Most of this mess was caused by PASOK Anti-Socialist leader Evangelos Venizelos when he was Finance Minister, doubling income and property taxes, taxing the poor and stiffing investors, refusing to pay them all that Greece owed, ensuring the country would remain on public welfare and locking it out of the public markets until the next Millennium. Shameless as he is, Venizelos is actually using that as a platform to run for Prime Minister, and 15 percent of Greeks – his party’s lemmings faithful only – have bought this line of folderol, hook, line and sinker.
Interim Prime Minister Lucas Papademos, who’s overseeing the rocky hybrid government of PASOK ministers feuding with their New Democracy Capitalists and running for office in the May 6 elections instead of governing, said Greece has already received $32.2 billion in recapitalization funds. That’s from the second bailout of $173 billion he engineered to go along with a first for $152 billion that did nothing to stop the economy from sliding into technical default. Greece also has to set up a special escrow account to ensure all tax revenues needed to meet bank repayments are set aside, so unless there’s an economic miracle the taxpayer’s money will go only to international investors and Greek banks. What do you expect?
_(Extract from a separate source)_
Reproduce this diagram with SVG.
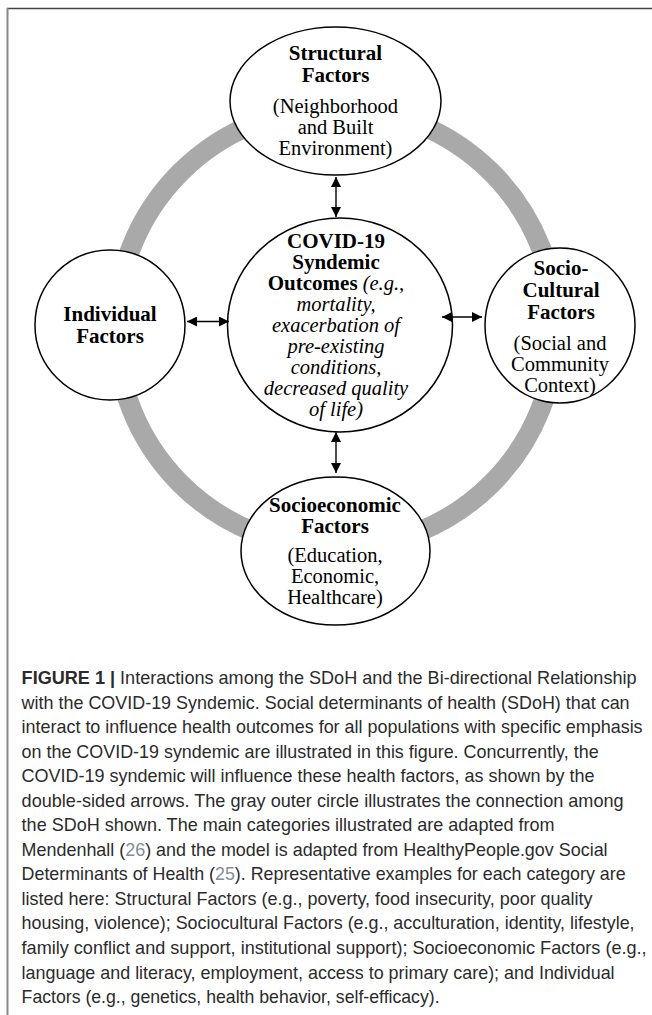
<svg xmlns="http://www.w3.org/2000/svg" width="652" height="1015" viewBox="0 0 652 1015">
<style>
  .node ellipse { fill: #ffffff; stroke: #000000; stroke-width: 1.5; }
  .t { font-family: "Liberation Serif", "Times New Roman", serif; font-size: 20.5px; fill: #000; text-anchor: middle; }
  .b { font-weight: bold; font-size: 21px; }
  .i { font-style: italic; }
  .arrow { stroke: #000; stroke-width: 1.4; fill: none; marker-start: url(#ah); marker-end: url(#ah); }
  .cap { font-family: "Liberation Sans", Arial, sans-serif; font-size: 18.5px; fill: #2b2b2b; }
  .capb { font-weight: bold; }
  .ref { fill: #7f8f98; }
</style>
<defs>
  <marker id="ah" viewBox="0 0 10 10" refX="10" refY="5" markerWidth="10" markerHeight="10" markerUnits="userSpaceOnUse" orient="auto-start-reverse">
    <path d="M0,0 L10,5 L0,10 z" fill="#000"/>
  </marker>
</defs>
<rect x="0" y="0" width="652" height="1015" fill="#ffffff"/>
<g id="frame">
  <line x1="7" y1="8.5" x2="652" y2="8.5" stroke="#444" stroke-width="1.6"/>
  <line x1="7.5" y1="8" x2="7.5" y2="1015" stroke="#888" stroke-width="2"/>
</g>
<g id="ring">
  <circle cx="336" cy="328" r="220" fill="none" stroke="#a9a9a9" stroke-width="20"/>
</g>
<g id="structural" class="node">
  <ellipse cx="335.5" cy="101" rx="105.5" ry="74"/>
  <text class="t b" x="335.5" y="60">Structural</text>
  <text class="t b" x="335.5" y="82">Factors</text>
  <text class="t" x="335.5" y="113">(Neighborhood</text>
  <text class="t" x="335.5" y="134">and Built</text>
  <text class="t" x="335.5" y="155">Environment)</text>
</g>
<g id="covid" class="node">
  <ellipse cx="340" cy="325" rx="112.5" ry="107"/>
  <text class="t b" x="336" y="248">COVID-19</text>
  <text class="t b" x="336" y="269">Syndemic</text>
  <text class="t" x="336" y="290"><tspan class="b">Outcomes</tspan><tspan class="i"> (e.g.,</tspan></text>
  <text class="t i" x="336" y="311">mortality,</text>
  <text class="t i" x="336" y="332">exacerbation of</text>
  <text class="t i" x="336" y="353">pre-existing</text>
  <text class="t i" x="336" y="374">conditions,</text>
  <text class="t i" x="336" y="395">decreased quality</text>
  <text class="t i" x="336" y="416">of life)</text>
</g>
<g id="individual" class="node">
  <ellipse cx="110" cy="325" rx="75" ry="75"/>
  <text class="t b" x="110" y="321">Individual</text>
  <text class="t b" x="110" y="343">Factors</text>
</g>
<g id="sociocultural" class="node">
  <ellipse cx="560" cy="325.5" rx="75" ry="77.5"/>
  <text class="t b" x="561" y="275">Socio-</text>
  <text class="t b" x="561" y="297">Cultural</text>
  <text class="t b" x="561" y="319">Factors</text>
  <text class="t" x="560" y="350">(Social and</text>
  <text class="t" x="560" y="371">Community</text>
  <text class="t" x="560" y="392">Context)</text>
</g>
<g id="socioeconomic" class="node">
  <ellipse cx="335.5" cy="551" rx="94.5" ry="74"/>
  <text class="t b" x="335" y="512">Socioeconomic</text>
  <text class="t b" x="335" y="533">Factors</text>
  <text class="t" x="335" y="562">(Education,</text>
  <text class="t" x="335" y="583">Economic,</text>
  <text class="t" x="335" y="604">Healthcare)</text>
</g>
<g id="connectors">
  <line class="arrow" x1="336" y1="177" x2="336" y2="217"/>
  <line class="arrow" x1="336" y1="432" x2="336" y2="473"/>
  <line class="arrow" x1="187" y1="321.5" x2="229" y2="321.5"/>
  <line class="arrow" x1="442" y1="317" x2="482" y2="317"/>
</g>
<g id="caption">
  <text class="cap" x="21.6" y="684" textLength="615" lengthAdjust="spacingAndGlyphs"><tspan class="capb">FIGURE 1 |</tspan> Interactions among the SDoH and the Bi-directional Relationship</text>
  <text class="cap" x="21.6" y="708.5" textLength="608" lengthAdjust="spacingAndGlyphs">with the COVID-19 Syndemic. Social determinants of health (SDoH) that can</text>
  <text class="cap" x="21.6" y="733" textLength="621" lengthAdjust="spacingAndGlyphs">interact to influence health outcomes for all populations with specific emphasis</text>
  <text class="cap" x="21.6" y="757.6" textLength="577" lengthAdjust="spacingAndGlyphs">on the COVID-19 syndemic are illustrated in this figure. Concurrently, the</text>
  <text class="cap" x="21.6" y="782.2" textLength="573" lengthAdjust="spacingAndGlyphs">COVID-19 syndemic will influence these health factors, as shown by the</text>
  <text class="cap" x="21.6" y="806.7" textLength="602" lengthAdjust="spacingAndGlyphs">double-sided arrows. The gray outer circle illustrates the connection among</text>
  <text class="cap" x="21.6" y="831.2" textLength="533" lengthAdjust="spacingAndGlyphs">the SDoH shown. The main categories illustrated are adapted from</text>
  <text class="cap" x="21.6" y="855.8" textLength="586" lengthAdjust="spacingAndGlyphs">Mendenhall (<tspan class="ref">26</tspan>) and the model is adapted from HealthyPeople.gov Social</text>
  <text class="cap" x="21.6" y="880.3" textLength="604" lengthAdjust="spacingAndGlyphs">Determinants of Health (<tspan class="ref">25</tspan>). Representative examples for each category are</text>
  <text class="cap" x="21.6" y="904.9" textLength="571" lengthAdjust="spacingAndGlyphs">listed here: Structural Factors (e.g., poverty, food insecurity, poor quality</text>
  <text class="cap" x="21.6" y="929.4" textLength="613" lengthAdjust="spacingAndGlyphs">housing, violence); Sociocultural Factors (e.g., acculturation, identity, lifestyle,</text>
  <text class="cap" x="21.6" y="954" textLength="625" lengthAdjust="spacingAndGlyphs">family conflict and support, institutional support); Socioeconomic Factors (e.g.,</text>
  <text class="cap" x="21.6" y="978.5" textLength="593" lengthAdjust="spacingAndGlyphs">language and literacy, employment, access to primary care); and Individual</text>
  <text class="cap" x="21.6" y="1003" textLength="418" lengthAdjust="spacingAndGlyphs">Factors (e.g., genetics, health behavior, self-efficacy).</text>
</g>
</svg>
Papademos was a Vice-President at the ECB and, like all bankers in all countries, the only language he speaks is currency, although with a Greek accent.
“A decisive precondition in the efforts to finance growth is the successful completion of the procedure for recapitalizing the banks,” Papademos told an industry conference recently, although he made exactly no requirement on the banks to lend it back, which is the only way to finance growth. But what do I know, I’m not one of the Nobel Prize-winning economists who’ve never had to balance a checkbook but rather, advising the government what to do with what used to be your money.
You really don’t want the government meddling with the banks, of course. Greece privatized banks 20 years ago after widespread mismanagement and outright theft through shady lending practices, which led to huge losses and another bailout. Banks being what they are, they are too big to fail no matter how small they are, and no one goes to jail for using them like a private ATM when they are in a position to do so. That’s a practice still going on in Greece, along with Eurobank’s novel idea of making you pay your loan twice if you don’t ask for a letter of discharge after you paid it the first time.
The Troika, which is kind of like an absentee landlord of a rat-infested government, has insisted that banks remain private and has given the government up to five years to get rid of its shares. That’s plenty of time for banks to write off 10 and 20 and 30 million dollar loans that big shots can’t pay but insist you pay back that $2,000 you owe or they’ll go bust. Wait, they can’t go under because you’ll just have to pay them again. Maybe we should just let Eurobank run the country. But if it did, I’d recommend another tactic that Greece used. Just default.